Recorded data
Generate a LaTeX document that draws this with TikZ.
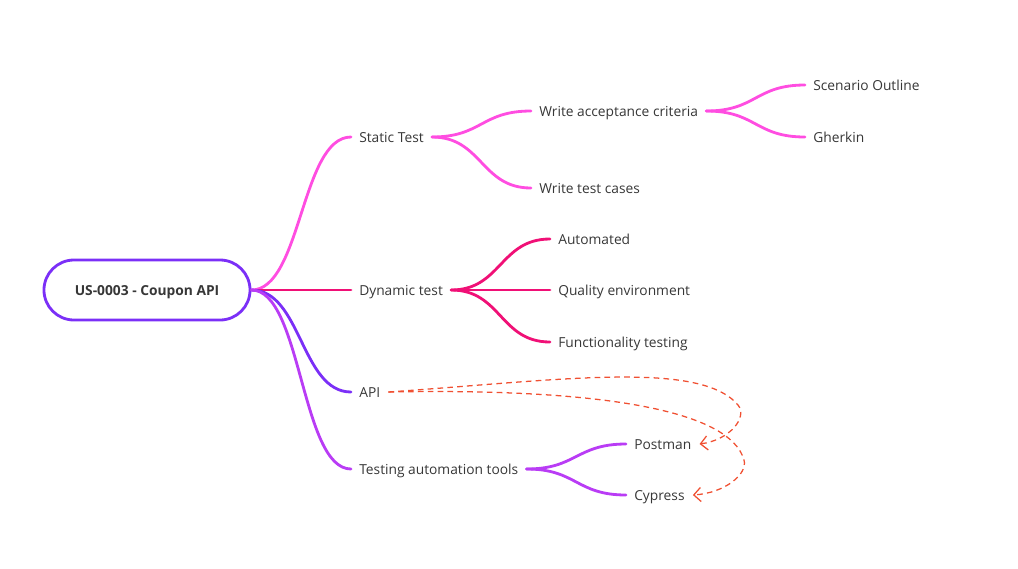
\documentclass[tikz,border=0pt]{standalone}
\usepackage{fontspec}
\setmainfont{Open Sans}
\usetikzlibrary{arrows.meta,positioning}
\definecolor{rootpurple}{RGB}{123,47,247}
\definecolor{staticpink}{RGB}{255,77,225}
\definecolor{dynamicred}{RGB}{240,16,118}
\definecolor{apipurple}{RGB}{123,47,247}
\definecolor{toolviolet}{RGB}{185,60,245}
\definecolor{linkorange}{RGB}{240,80,50}
\definecolor{textgray}{RGB}{55,55,55}
\tikzset{
    topic/.style={
        rectangle,
        draw=rootpurple,
        fill=white,
        rounded corners=0.75cm,
        minimum width=5.15cm,
        minimum height=1.5cm,
        text height=0.72em,
        text depth=0pt,
        text=textgray,
        font=\bfseries\fontsize{9.8}{11}\selectfont,
        line width=2pt
    },
    leaf/.style={
        anchor=west,
        inner xsep=0.2cm,
        inner ysep=2pt,
        text height=0.72em,
        text depth=0pt,
        text=textgray,
        font=\fontsize{9.8}{11}\selectfont
    },
    branch/.style={
        line width=2pt,
        line cap=round
    },
    link/.style={
        -{Straight Barb[length=5pt,width=10pt]},
        draw=linkorange,
        dashed,
        dash pattern=on 4pt off 3pt,
        line width=0.9pt
    }
}
\begin{document}
\begin{tikzpicture}[x=0.025cm, y=-0.025cm]
    \useasboundingbox (0,0) rectangle (1018,568);

    \node[topic] (root) at (147,290) {US-0003 - Coupon API};

    % First level
    \node[leaf] (static) at (351,137) {Static Test};
    \node[leaf] (dynamic) at (351,290) {Dynamic test};
    \node[leaf] (api) at (351,392) {API};
    \node[leaf] (tools) at (351,469) {Testing automation tools};

    % Second and third level
    \node[leaf] (criteria) at (531,111) {Write acceptance criteria};
    \node[leaf] (cases) at (531,188) {Write test cases};
    \node[leaf] (outline) at (805,85) {Scenario Outline};
    \node[leaf] (gherkin) at (805,137) {Gherkin};
    \node[leaf] (automated) at (550,239) {Automated};
    \node[leaf] (quality) at (550,290) {Quality environment};
    \node[leaf] (functional) at (550,342) {Functionality testing};
    \node[leaf] (postman) at (626,444) {Postman};
    \node[leaf] (cypress) at (626,495) {Cypress};

    % Branches
    \foreach \from/\to/\col in {
        root/static/staticpink,
        root/dynamic/dynamicred,
        root/api/apipurple,
        root/tools/toolviolet,
        static/criteria/staticpink,
        static/cases/staticpink,
        criteria/outline/staticpink,
        criteria/gherkin/staticpink,
        dynamic/automated/dynamicred,
        dynamic/quality/dynamicred,
        dynamic/functional/dynamicred,
        tools/postman/toolviolet,
        tools/cypress/toolviolet%
    } {
        \draw[branch, draw=\col] (\from.east) .. controls +(50,0) and +(-50,0) .. (\to.west);
    }

    % Links
    \coordinate (bendA) at (738,405);
    \coordinate (bendB) at (744,460);
    \draw[link] (api.east) .. controls (560,380) and (700,360) .. (bendA)
        .. controls (748,417) and (730,440) .. (postman.east);
    \draw[link] (api.east) .. controls (600,388) and (730,410) .. (bendB)
        .. controls (748,474) and (725,493) .. (cypress.east);
\end{tikzpicture}
\end{document}
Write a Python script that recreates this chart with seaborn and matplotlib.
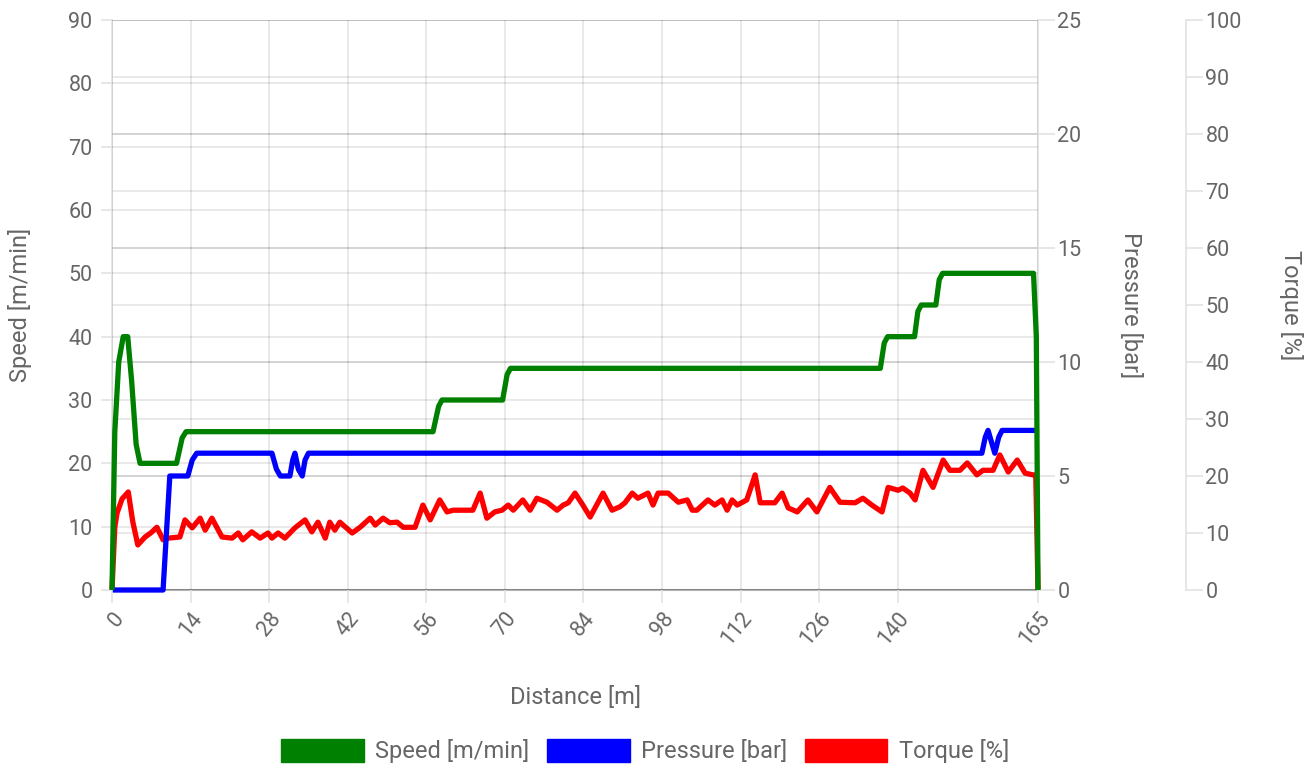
import matplotlib
matplotlib.use("Agg")
import matplotlib.pyplot as plt
from matplotlib.patches import Patch
import seaborn as sns
import pandas as pd

# ---------------- data ----------------
speed_dist = [0, 0.5, 1.2, 2.0, 2.8, 3.5, 4.3, 5.0, 11.5, 12.5, 13.2, 57.2, 58.2, 58.8,
              69.6, 70.4, 71.0, 136.9, 137.6, 138.2, 143.0, 143.6, 144.2, 146.8, 147.4,
              148.0, 164.2, 164.7, 165]
speed_vals = [0, 25, 36, 40, 40, 33, 23, 20, 20, 24, 25, 25, 29, 30,
              30, 34, 35, 35, 39, 40, 40, 44, 45, 45, 49,
              50, 50, 40, 0]

pressure_dist = [0, 9.1, 10.3, 13.5, 14.3, 15.1, 28.5, 29.3, 30.0, 31.7, 32.2, 32.6,
                 33.2, 33.9, 34.4, 35.0, 155.0, 155.6, 156.1, 156.7, 157.3, 158.0,
                 158.6, 165]
pressure_vals = [0, 0, 5, 5, 5.7, 6, 6, 5.3, 5, 5, 5.7, 6,
                 5.3, 5, 5.7, 6, 6, 6.7, 7, 6.5, 6, 6.7,
                 7, 7]

torque_dist = [0, 0.5, 0.9, 1.8, 2.9, 3.7, 4.6, 5.9, 6.9, 8.0, 9.1, 10.0, 12.1, 13.0,
               14.3, 15.7, 16.6, 17.8, 19.6, 21.4, 22.5, 23.3, 24.9, 26.4, 27.8, 28.5,
               29.6, 30.8, 32.6, 34.4, 35.6, 36.7, 38.0, 38.8, 39.7, 40.6, 42.8, 44.2,
               46.0, 46.9, 48.3, 49.5, 50.8, 51.9, 54.0, 55.4, 56.7, 58.4, 59.7, 60.8,
               64.3, 65.6, 66.8, 68.2, 69.5, 70.6, 71.5, 73.2, 74.5, 75.7, 77.5, 79.3,
               80.4, 81.3, 82.5, 83.9, 85.2, 87.5, 89.1, 90.5, 91.4, 92.7, 93.7, 95.5,
               96.4, 97.3, 99.1, 100.9, 102.5, 103.4, 104.2, 106.2, 107.4, 108.7, 109.6,
               110.5, 111.4, 113.1, 114.6, 115.5, 118.1, 119.4, 120.5, 122.1, 124.0,
               125.6, 127.9, 129.7, 132.4, 133.8, 135.4, 137.2, 138.3, 140.1, 140.9,
               142.2, 143.1, 144.5, 146.3, 148.1, 149.3, 151.1, 152.4, 154.1, 155.2,
               157.0, 158.2, 159.7, 161.3, 162.7, 164.1, 164.6, 165]
torque_vals = [0, 11, 13.5, 16, 17.2, 12, 7.9, 9.3, 10, 11, 8.8, 9.1, 9.3, 12.3,
               10.9, 12.6, 10.5, 12.6, 9.3, 9.1, 10, 8.8, 10.2, 9.1, 10, 9.1,
               10, 9.1, 10.9, 12.3, 10.2, 11.9, 9.1, 11.9, 10.5, 11.9, 10, 11,
               12.6, 11.4, 12.6, 11.8, 11.9, 11, 11, 14.9, 12.3, 15.8, 13.7, 14,
               14, 17, 12.6, 13.7, 14, 14.9, 14, 15.8, 14, 16.1, 15.4, 14,
               14.9, 15.3, 17, 14.9, 12.8, 17, 14, 14.6, 15.3, 17, 16.1, 17,
               14.9, 17, 17, 15.4, 15.8, 14, 14, 15.8, 14.9, 15.8, 14,
               15.8, 14.9, 15.8, 20.2, 15.3, 15.3, 17, 14.4, 13.7, 15.8,
               13.7, 18, 15.4, 15.3, 16.1, 14.9, 13.7, 18, 17.5, 17.9,
               17, 15.8, 21, 18, 22.8, 21, 21, 22.3, 20.2, 21,
               21, 23.7, 20.7, 22.8, 20.5, 20.2, 20.2, 0]

x_ticks = [0, 14, 28, 42, 56, 70, 84, 98, 112, 126, 140, 165]
speed_ticks = list(range(0, 91, 10))
pressure_ticks = list(range(0, 26, 5))
torque_ticks = list(range(0, 101, 10))

labels = ["Speed [m/min]", "Pressure [bar]", "Torque [%]"]
colors = ["#008000", "#0000ff", "#ff0000"]

# ---------------- styling ----------------
sns.set_theme(style="white")
plt.rcParams["font.family"] = ["Roboto", "DejaVu Sans"]
TXT = "#666666"
TICKC = "#e3e3e3"
FS = 15.5     # tick labels
FT = 17       # titles / legend

fig = plt.figure(figsize=(13.16, 7.68), dpi=100)
L, R, B, T = 112 / 1316, 1038 / 1316, 1 - 590 / 768, 1 - 20 / 768
ax = fig.add_axes([L, B, R - L, T - B])
ax2 = ax.twinx()
ax3 = ax.twinx()
ax3.spines["right"].set_position(("axes", (1186 - 112) / 926))

ax.set_zorder(3)
ax2.set_zorder(2)
ax3.set_zorder(1)
ax.patch.set_visible(False)
ax2.patch.set_visible(False)

df_s = pd.DataFrame({"d": speed_dist, "v": speed_vals})
df_p = pd.DataFrame({"d": pressure_dist, "v": pressure_vals})
df_t = pd.DataFrame({"d": torque_dist, "v": torque_vals})

lw = 3.8
for a, df, c in [(ax, df_s, colors[0]), (ax2, df_p, colors[1]), (ax3, df_t, colors[2])]:
    sns.lineplot(data=df, x="d", y="v", ax=a, color=c, linewidth=lw, sort=False,
                 estimator=None, solid_joinstyle="round", solid_capstyle="butt")
    for ln in a.get_lines():
        ln.set_clip_on(False)
    a.set_xlabel("")
    a.set_ylabel("")

ax.set_xlim(0, 165)
ax.set_ylim(0, 90)
ax2.set_ylim(0, 25)
ax3.set_ylim(0, 100)

ax.set_xticks(x_ticks)
ax.set_xticklabels([str(t) for t in x_ticks], rotation=50, ha="right",
                   rotation_mode="anchor")
ax.set_yticks(speed_ticks)
ax.set_yticklabels([str(t) for t in speed_ticks])
ax2.set_yticks(pressure_ticks)
ax2.set_yticklabels([str(t) for t in pressure_ticks])
ax3.set_yticks(torque_ticks)
ax3.set_yticklabels([str(t) for t in torque_ticks])

common = dict(width=1.2, color=TICKC, labelcolor=TXT, labelsize=FS,
              grid_color="black", grid_alpha=0.1, grid_linewidth=1.2)
ax.tick_params(axis="x", length=9, pad=4, bottom=True, **common)
ax.tick_params(axis="y", length=8, pad=6, left=True, **common)
ax2.tick_params(axis="y", length=12, pad=2, right=True, **common)
ax3.tick_params(axis="y", length=12, pad=2, right=True, **common)
ax2.tick_params(axis="x", bottom=False, labelbottom=False)
ax3.tick_params(axis="x", bottom=False, labelbottom=False)

ax.grid(True, axis="both")
ax2.grid(True, axis="y")
ax3.grid(True, axis="y")
ax2.grid(False, axis="x")
ax3.grid(False, axis="x")

for a in (ax, ax2, ax3):
    for s in a.spines.values():
        s.set_visible(False)
ax3.spines["left"].set_visible(True)
ax3.spines["left"].set_color(TICKC)
ax3.spines["bottom"].set_visible(True)
ax3.spines["bottom"].set_color("#b3b3b3")
ax3.spines["bottom"].set_linewidth(1.5)
ax3.spines["bottom"].set_zorder(0.5)
ax2.spines["right"].set_visible(True)
ax2.spines["right"].set_color(TICKC)
ax3.spines["right"].set_visible(True)
ax3.spines["right"].set_color(TICKC)

# axis titles
ax.text((20 - 112) / 926, 0.5, labels[0], transform=ax.transAxes, rotation=90,
        ha="center", va="center", color=TXT, fontsize=FT)
ax.text((1131 - 112) / 926, 0.5, labels[1], transform=ax.transAxes, rotation=270,
        ha="center", va="center", color=TXT, fontsize=FT)
ax.text((1291 - 112) / 926, 0.5, labels[2], transform=ax.transAxes, rotation=270,
        ha="center", va="center", color=TXT, fontsize=FT)
ax.text(0.5, (590 - 697) / 570, "Distance [m]", transform=ax.transAxes,
        ha="center", va="center", color=TXT, fontsize=FT)

handles = [Patch(facecolor=c, edgecolor=c) for c in colors]
fig.legend(handles, labels, loc="center", bbox_to_anchor=(645 / 1316, 1 - 751 / 768),
           ncol=3, frameon=False, fontsize=FT, labelcolor=TXT,
           handlelength=3.5, handleheight=1.15, handletextpad=0.47, columnspacing=0.76)

fig.savefig("out.png", dpi=100)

# TASK STATEMENT:
What is the number of lines in the records that contain "with"? Give that number only.

# SOLUTION FOR THIS EXERCISE:
2